The iPhone is insecure, the iPod is unreliable, and OS X is a virus target waiting to happen. But that’s not all.
If you have been running Mac OS X since 10.2.8 or before, and your password has more than 8 characters, your upgrade to Leopard will cause you to lose access to your user account. That means booting up into single-user mode.
How on earth did:
a. This bug get introduced
b. This bug not get detected at some point during development
c. Anything change in password management between the 10.2 and 10.3 series?
My alternate password has 9 characters, so if I was a Mac user I’d pretty much be buggered. I thought the "Industrial-strength Unix base" would follow Unix convention and put hashed passwords into /etc/shadow with an appropriate salt. Now that I’m thinking about it, the whole thing sounds like a 1-number-out programmer error is to blame when determining the salt to use, but I still can’t imagine how any Apple developer would even touch such a time-tested authentication system; unless of course it was "enhanced" (crippled) by Apple at some point for some godforsaken reason.
We all know that Apple was going to lock down the iPhone until hackers made a mockery of its "closed platform"; well now Apple wants to lock down your entire computer so you don’t have administrative access. More likely is that their shithouse modifications to the authentication system have completely buggered up the sudoers file too, converting the default administrator account to a standard account.
Sigh. And Apple wonders why only Mac zealots want to run OS X on servers.
The article where I learnt about these security-related problems also yields some very telling comments from readers:
I currently have one account on my PowerBook G4, which is an admin
account. I know, I should really run as a standard user, but it’s
tiring having to enter a password every time I install a new app or
move something in the hdd folder. So, should I create a second admin
account?
No, moron! You’re already logging into one too many administrator accounts. STOP LOGGING IN AS ROOT. Log in as ordinary user and accept that you have to enter your password occasionally. Security through obscurity (PPC chip) has saved you thus far, but don’t push your luck; if you downloaded a virus or some sort of malicious script tonight, your computer would be completely compromised, and many late Unix veterans would be spinning in their graves.
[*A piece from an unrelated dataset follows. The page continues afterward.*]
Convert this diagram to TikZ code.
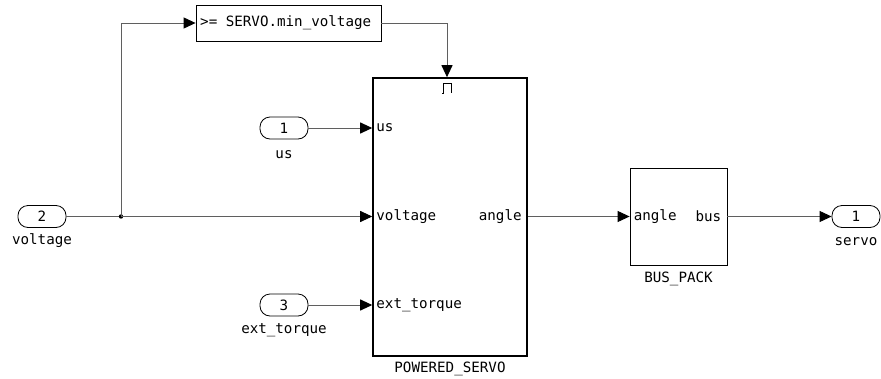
\documentclass[tikz,border=0pt]{standalone}
\usepackage{fontspec}
\setmonofont{DejaVu Sans Mono}
\usetikzlibrary{arrows.meta,calc}
\definecolor{wire}{RGB}{95,95,95}
\begin{document}
\begin{tikzpicture}[x=1pt,y=-1pt,
  every node/.style={font=\ttfamily\fontsize{14.2}{16}\selectfont, inner sep=0pt},
  pill/.style={draw=black, line width=0.8pt, rounded corners=10pt, minimum width=48pt, minimum height=22pt},
  blk/.style={draw=black, line width=0.8pt},
  bigblk/.style={draw=black, line width=1.6pt},
  wirel/.style={draw=wire, line width=1pt},
  sig/.style={wirel, -{Triangle[length=12pt,width=11pt,color=black]}},
  lbl/.style={text=black}
]
\useasboundingbox (0,0) rectangle (881,378);

% inports/outports
\node[pill] (v2) at (42,216.5) {2};
\node[lbl] (v2l) at (42,241) {voltage};
\node[pill] (u1) at (284,128) {1};
\node[lbl] (u1l) at (284,155) {us};
\node[pill] (t3) at (284,305) {3};
\node[lbl] (t3l) at (284,330) {ext\_torque};
\node[pill] (o1) at (856,216.5) {1};
\node[lbl] (o1l) at (856,242) {servo};

% blocks
\node[bigblk, minimum width=154pt, minimum height=278pt] (ps) at (450,217) {};
\node[lbl] (psl) at (450,369) {POWERED\_SERVO};
\node[blk, minimum width=97pt, minimum height=97pt] (bp) at (678.5,216.5) {};
\node[lbl] (bpl) at (678.5,279) {BUS\_PACK};
\node[blk, minimum width=185pt, minimum height=36pt] (cmp) at (288.5,23) {};
\node[lbl, anchor=west] (cmpt) at (200,23) {>= SERVO.min\_voltage};

% port labels
\node[lbl, anchor=west] (pus) at ($(ps.west |- u1)+(4,0)$) {us};
\node[lbl, anchor=west] (pvolt) at ($(ps.west |- v2)+(4,0)$) {voltage};
\node[lbl, anchor=west] (ptq) at ($(ps.west |- t3)+(4,0)$) {ext\_torque};
\node[lbl, anchor=east] (pang) at ($(ps.east |- v2)+(-6,0)$) {angle};
\node[lbl, anchor=west] (bang) at ($(bp.west |- v2)+(4,0)$) {angle};
\node[lbl, anchor=east] (bbus) at ($(bp.east |- v2)+(-6,0)$) {bus};

% trigger symbol
\draw[black, line width=0.8pt] (442,93) -- (443,93) -- (443,83) -- (451,83) -- (451,93);

% connectors
\coordinate (j) at (121,216.5);
\coordinate (jt) at (121,23);
\coordinate (tr) at (447,23);
\draw[wirel] (v2.east) -- (j);
\fill[black] (j) circle (2.2pt);
\draw[sig] (j) -- (ps.west |- j);
\draw[sig] (j) -- (jt) -- (cmp.west);
\draw[sig] (cmp.east) -- (tr) -- (tr |- ps.north);
\draw[sig] (u1.east) -- (ps.west |- u1);
\draw[sig] (t3.east) -- (ps.west |- t3);
\draw[sig] (ps.east |- j) -- (bp.west |- j);
\draw[sig] (bp.east |- j) -- (o1.west);
\end{tikzpicture}
\end{document}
And as for your suggestion of creating a second admin account: Well, you’re doubling your chances of getting your passwords cracked. It’s a really dumb idea to have two admin accounts for one user, for this purpose (and for others).
My accounts disappeared and they each had a 1 character password. I haven’t seen this mentioned anywhere so far.
Congratulations, you get my vote for non-Windows-computing dumbass of the year. What is the point of a password if it’s one character? It can be cracked in less than a quarter of a second, even if it’s not alphanumeric. You wouldn’t have known this, but various hashing techniques can be dehashed fairly easily too if it’s just hiding one character. I hope for your sake that Apple uses a salt to make the hashing stronger.
No websites will let you have a password that is less than 4 characters; didn’t it occur to you to use the same password for the web as you do for the computer, and therefore have a stronger computer password?